▼

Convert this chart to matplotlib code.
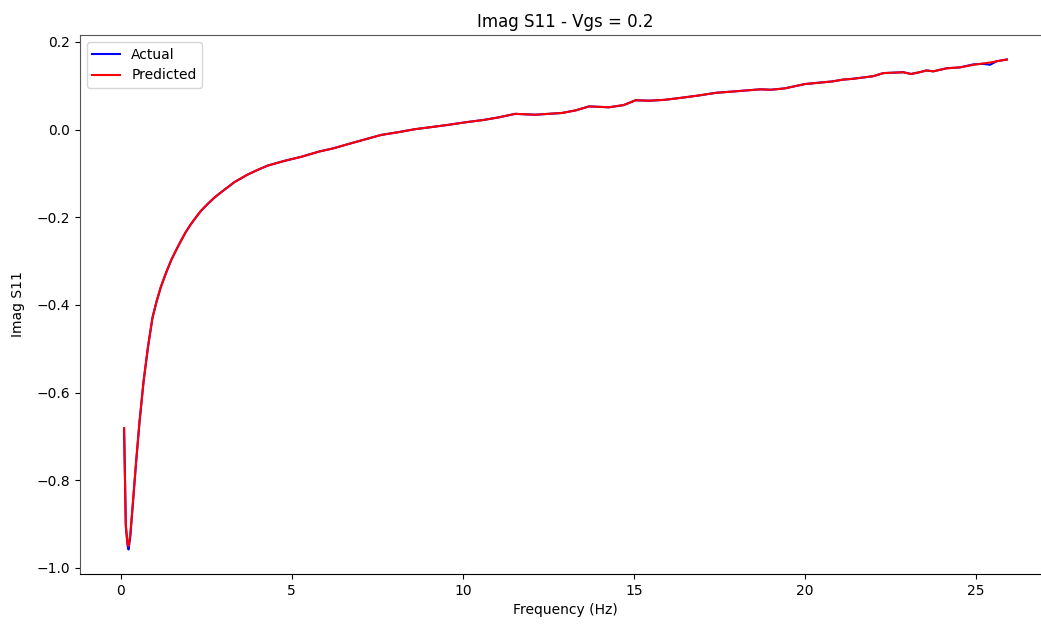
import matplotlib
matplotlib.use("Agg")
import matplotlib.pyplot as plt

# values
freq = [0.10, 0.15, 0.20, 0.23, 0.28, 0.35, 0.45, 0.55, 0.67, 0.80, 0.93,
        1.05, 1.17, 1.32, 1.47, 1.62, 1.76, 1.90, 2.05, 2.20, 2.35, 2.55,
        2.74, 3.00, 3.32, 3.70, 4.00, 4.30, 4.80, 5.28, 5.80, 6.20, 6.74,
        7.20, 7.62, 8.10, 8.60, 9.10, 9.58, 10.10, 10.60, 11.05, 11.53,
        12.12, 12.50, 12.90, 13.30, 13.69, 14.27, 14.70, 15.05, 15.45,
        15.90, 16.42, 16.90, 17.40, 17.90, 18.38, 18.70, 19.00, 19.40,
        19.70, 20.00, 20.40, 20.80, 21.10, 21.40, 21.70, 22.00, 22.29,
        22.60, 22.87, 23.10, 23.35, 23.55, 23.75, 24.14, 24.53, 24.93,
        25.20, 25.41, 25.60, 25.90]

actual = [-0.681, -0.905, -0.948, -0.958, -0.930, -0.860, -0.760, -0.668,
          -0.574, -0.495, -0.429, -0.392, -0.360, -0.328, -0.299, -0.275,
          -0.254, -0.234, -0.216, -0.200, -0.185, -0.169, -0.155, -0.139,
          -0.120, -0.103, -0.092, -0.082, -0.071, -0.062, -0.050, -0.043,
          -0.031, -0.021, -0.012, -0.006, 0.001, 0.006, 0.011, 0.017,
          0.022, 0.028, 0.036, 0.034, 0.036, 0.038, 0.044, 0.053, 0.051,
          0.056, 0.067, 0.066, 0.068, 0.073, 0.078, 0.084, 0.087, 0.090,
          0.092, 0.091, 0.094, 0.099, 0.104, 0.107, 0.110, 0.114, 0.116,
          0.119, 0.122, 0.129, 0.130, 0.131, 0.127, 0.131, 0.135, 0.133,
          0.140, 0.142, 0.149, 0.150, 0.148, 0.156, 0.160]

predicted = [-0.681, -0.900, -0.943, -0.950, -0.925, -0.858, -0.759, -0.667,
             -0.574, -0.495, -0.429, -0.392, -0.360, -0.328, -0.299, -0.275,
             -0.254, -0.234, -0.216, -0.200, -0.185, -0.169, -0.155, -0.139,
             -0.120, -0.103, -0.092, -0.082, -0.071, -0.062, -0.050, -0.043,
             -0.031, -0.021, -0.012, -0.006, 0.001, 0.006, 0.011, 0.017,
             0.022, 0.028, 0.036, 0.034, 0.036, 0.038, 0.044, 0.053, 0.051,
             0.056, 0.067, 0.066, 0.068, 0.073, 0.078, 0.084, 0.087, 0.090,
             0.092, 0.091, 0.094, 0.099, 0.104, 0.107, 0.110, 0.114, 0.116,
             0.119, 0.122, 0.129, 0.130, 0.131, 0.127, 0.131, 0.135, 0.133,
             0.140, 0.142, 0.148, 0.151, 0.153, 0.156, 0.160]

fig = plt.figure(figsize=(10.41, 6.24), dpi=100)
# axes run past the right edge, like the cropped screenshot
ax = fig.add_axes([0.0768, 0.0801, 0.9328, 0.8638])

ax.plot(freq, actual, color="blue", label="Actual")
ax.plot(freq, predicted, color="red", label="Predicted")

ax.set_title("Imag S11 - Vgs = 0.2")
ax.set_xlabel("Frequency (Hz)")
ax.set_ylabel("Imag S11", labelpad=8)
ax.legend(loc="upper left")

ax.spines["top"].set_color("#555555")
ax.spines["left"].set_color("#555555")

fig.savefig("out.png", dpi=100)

▲

» **What is asked**: Return nothing but the lines running from the start of the data to the line with "25.20, 25.41, 25.60, 25.90]", please, both ends included and no pictures.

» **Reply to the task**:
Convert this chart to matplotlib code.
import matplotlib
matplotlib.use("Agg")
import matplotlib.pyplot as plt

# values
freq = [0.10, 0.15, 0.20, 0.23, 0.28, 0.35, 0.45, 0.55, 0.67, 0.80, 0.93,
        1.05, 1.17, 1.32, 1.47, 1.62, 1.76, 1.90, 2.05, 2.20, 2.35, 2.55,
        2.74, 3.00, 3.32, 3.70, 4.00, 4.30, 4.80, 5.28, 5.80, 6.20, 6.74,
        7.20, 7.62, 8.10, 8.60, 9.10, 9.58, 10.10, 10.60, 11.05, 11.53,
        12.12, 12.50, 12.90, 13.30, 13.69, 14.27, 14.70, 15.05, 15.45,
        15.90, 16.42, 16.90, 17.40, 17.90, 18.38, 18.70, 19.00, 19.40,
        19.70, 20.00, 20.40, 20.80, 21.10, 21.40, 21.70, 22.00, 22.29,
        22.60, 22.87, 23.10, 23.35, 23.55, 23.75, 24.14, 24.53, 24.93,
        25.20, 25.41, 25.60, 25.90]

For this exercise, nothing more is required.